* [TASK DIRECTIONS] Copy all lines below exactly as written. Leave pictures out.

## START INFORMATION SHOWN

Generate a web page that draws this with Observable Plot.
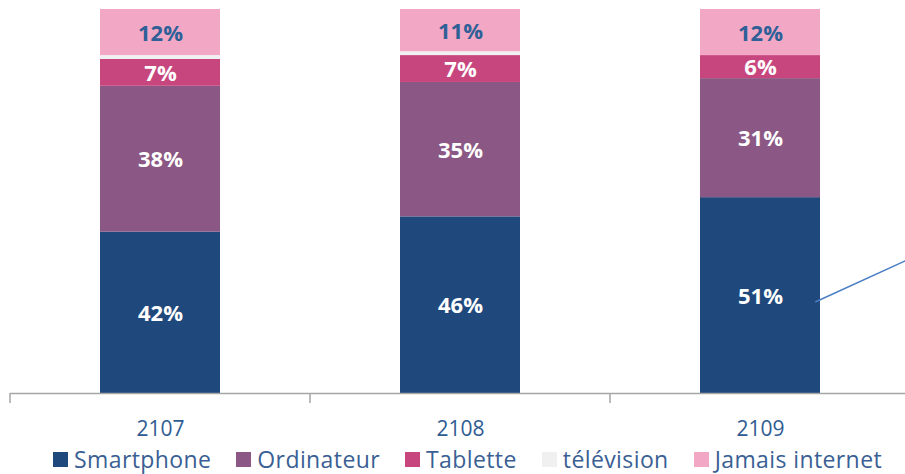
<!DOCTYPE html>
<html><head><meta charset="utf-8">
<script src="https://cdn.jsdelivr.net/npm/d3@7"></script>
<script src="https://cdn.jsdelivr.net/npm/@observablehq/plot@0.6"></script>
<style>
html,body{margin:0;padding:0;background:#fff;font-family:"Open Sans",sans-serif;overflow:hidden}
#chart svg{display:block}
#legend{display:flex;align-items:center;height:29px;line-height:29px;padding-left:53px;color:#3a5f94;font-size:23px;letter-spacing:0.4px;white-space:nowrap}
.item{display:flex;align-items:center;margin-right:25px}
.sw{width:15px;height:15px;margin-right:6px;flex:none}
</style></head><body>
<div id="chart"></div>
<div id="legend"></div>
<script>
const years = ["2107", "2108", "2109"];
const series = ["Smartphone", "Ordinateur", "Tablette", "télévision", "Jamais internet"];
const smartphone = [42, 46, 51];
const ordinateur = [38, 35, 31];
const tablette = [7, 7, 6];
const television = [1, 1, 0];
const jamais = [12, 11, 12];
const colors = ["#1f497d", "#8b5784", "#c8467e", "#f0f0f0", "#f2a8c4"];
const showLabel = [true, true, true, false, true];
const callout = [{year: "2109", yFrom: 23.7, yTo: 34.4}];

const values = [smartphone, ordinateur, tablette, television, jamais];
const rows = [];
years.forEach((year, i) => {
  let acc = 0;
  series.forEach((s, j) => {
    const v = values[j][i];
    rows.push({year, series: s, value: v, y1: acc, y2: acc + v, mid: acc + v / 2, show: showLabel[j] && v > 0, top: j === 4});
    acc += v;
  });
});

const extras = (index, scales) => {
  const x = scales.x, y = scales.y;
  const bw = x.bandwidth();
  const step = x.step ? x.step() : 300;
  const g = d3.create("svg:g");
  const y0 = y(0);
  const bounds = years.map(yr => x(yr) - (step - bw) / 2);
  bounds.push(x(years[years.length - 1]) + bw + (step - bw) / 2);
  for (const b of bounds) {
    g.append("line").attr("x1", b).attr("x2", b).attr("y1", y0).attr("y2", y0 + 10)
      .attr("stroke", "#a6a6a6").attr("stroke-width", 1.5);
  }
  for (const c of callout) {
    const x1 = x(c.year) + bw * 0.96;
    g.append("line").attr("x1", x1).attr("y1", y(c.yFrom)).attr("x2", x1 + 90).attr("y2", y(c.yTo))
      .attr("stroke", "#4a7ec5").attr("stroke-width", 1.5);
  }
  return g.node();
};

const plot = Plot.plot({
  width: 905, height: 445,
  marginLeft: 10, marginRight: 0, marginTop: 9, marginBottom: 52,
  style: {fontFamily: "Open Sans", background: "#fff"},
  x: {domain: years, range: [10, 910], paddingInner: 0.6, paddingOuter: 0.3, label: null},
  y: {domain: [0, 100], axis: null},
  color: {domain: series, range: colors},
  marks: [
    Plot.barY(rows, {x: "year", y1: "y1", y2: "y2", fill: "series"}),
    Plot.text(rows.filter(d => d.show && !d.top), {x: "year", y: "mid", dy: 1, text: d => d.value + "%", fill: "#ffffff", fontSize: 22, fontWeight: 700}),
    Plot.text(rows.filter(d => d.show && d.top), {x: "year", y: "mid", dy: 1, text: d => d.value + "%", fill: "#2e5f97", fontSize: 22, fontWeight: 700}),
    Plot.ruleY([0], {stroke: "#a6a6a6", strokeWidth: 1.5}),
    Plot.axisX({tickSize: 0, tickPadding: 28, fontSize: 21, color: "#2f5b93", fill: "#2f5b93"}),
    extras
  ]
});
document.getElementById("chart").appendChild(plot);

const legend = document.getElementById("legend");
series.forEach((s, j) => {
  const it = document.createElement("div");
  it.className = "item";
  const sw = document.createElement("div");
  sw.className = "sw";
  sw.style.background = colors[j];
  const t = document.createElement("span");
  t.textContent = s;
  it.appendChild(sw); it.appendChild(t);
  legend.appendChild(it);
});
</script>
</body></html>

## END INFORMATION SHOWN

* [EXPECTED ANSWER]
Generate a web page that draws this with Observable Plot.
<!DOCTYPE html>
<html><head><meta charset="utf-8">
<script src="https://cdn.jsdelivr.net/npm/d3@7"></script>
<script src="https://cdn.jsdelivr.net/npm/@observablehq/plot@0.6"></script>
<style>
html,body{margin:0;padding:0;background:#fff;font-family:"Open Sans",sans-serif;overflow:hidden}
#chart svg{display:block}
#legend{display:flex;align-items:center;height:29px;line-height:29px;padding-left:53px;color:#3a5f94;font-size:23px;letter-spacing:0.4px;white-space:nowrap}
.item{display:flex;align-items:center;margin-right:25px}
.sw{width:15px;height:15px;margin-right:6px;flex:none}
</style></head><body>
<div id="chart"></div>
<div id="legend"></div>
<script>
const years = ["2107", "2108", "2109"];
const series = ["Smartphone", "Ordinateur", "Tablette", "télévision", "Jamais internet"];
const smartphone = [42, 46, 51];
const ordinateur = [38, 35, 31];
const tablette = [7, 7, 6];
const television = [1, 1, 0];
const jamais = [12, 11, 12];
const colors = ["#1f497d", "#8b5784", "#c8467e", "#f0f0f0", "#f2a8c4"];
const showLabel = [true, true, true, false, true];
const callout = [{year: "2109", yFrom: 23.7, yTo: 34.4}];

const values = [smartphone, ordinateur, tablette, television, jamais];
const rows = [];
years.forEach((year, i) => {
  let acc = 0;
  series.forEach((s, j) => {
    const v = values[j][i];
    rows.push({year, series: s, value: v, y1: acc, y2: acc + v, mid: acc + v / 2, show: showLabel[j] && v > 0, top: j === 4});
    acc += v;
  });
});

const extras = (index, scales) => {
  const x = scales.x, y = scales.y;
  const bw = x.bandwidth();
  const step = x.step ? x.step() : 300;
  const g = d3.create("svg:g");
  const y0 = y(0);
  const bounds = years.map(yr => x(yr) - (step - bw) / 2);
  bounds.push(x(years[years.length - 1]) + bw + (step - bw) / 2);
  for (const b of bounds) {
    g.append("line").attr("x1", b).attr("x2", b).attr("y1", y0).attr("y2", y0 + 10)
      .attr("stroke", "#a6a6a6").attr("stroke-width", 1.5);
  }
  for (const c of callout) {
    const x1 = x(c.year) + bw * 0.96;
    g.append("line").attr("x1", x1).attr("y1", y(c.yFrom)).attr("x2", x1 + 90).attr("y2", y(c.yTo))
      .attr("stroke", "#4a7ec5").attr("stroke-width", 1.5);
  }
  return g.node();
};

const plot = Plot.plot({
  width: 905, height: 445,
  marginLeft: 10, marginRight: 0, marginTop: 9, marginBottom: 52,
  style: {fontFamily: "Open Sans", background: "#fff"},
  x: {domain: years, range: [10, 910], paddingInner: 0.6, paddingOuter: 0.3, label: null},
  y: {domain: [0, 100], axis: null},
  color: {domain: series, range: colors},
  marks: [
    Plot.barY(rows, {x: "year", y1: "y1", y2: "y2", fill: "series"}),
    Plot.text(rows.filter(d => d.show && !d.top), {x: "year", y: "mid", dy: 1, text: d => d.value + "%", fill: "#ffffff", fontSize: 22, fontWeight: 700}),
    Plot.text(rows.filter(d => d.show && d.top), {x: "year", y: "mid", dy: 1, text: d => d.value + "%", fill: "#2e5f97", fontSize: 22, fontWeight: 700}),
    Plot.ruleY([0], {stroke: "#a6a6a6", strokeWidth: 1.5}),
    Plot.axisX({tickSize: 0, tickPadding: 28, fontSize: 21, color: "#2f5b93", fill: "#2f5b93"}),
    extras
  ]
});
document.getElementById("chart").appendChild(plot);

const legend = document.getElementById("legend");
series.forEach((s, j) => {
  const it = document.createElement("div");
  it.className = "item";
  const sw = document.createElement("div");
  sw.className = "sw";
  sw.style.background = colors[j];
  const t = document.createElement("span");
  t.textContent = s;
  it.appendChild(sw); it.appendChild(t);
  legend.appendChild(it);
});
</script>
</body></html>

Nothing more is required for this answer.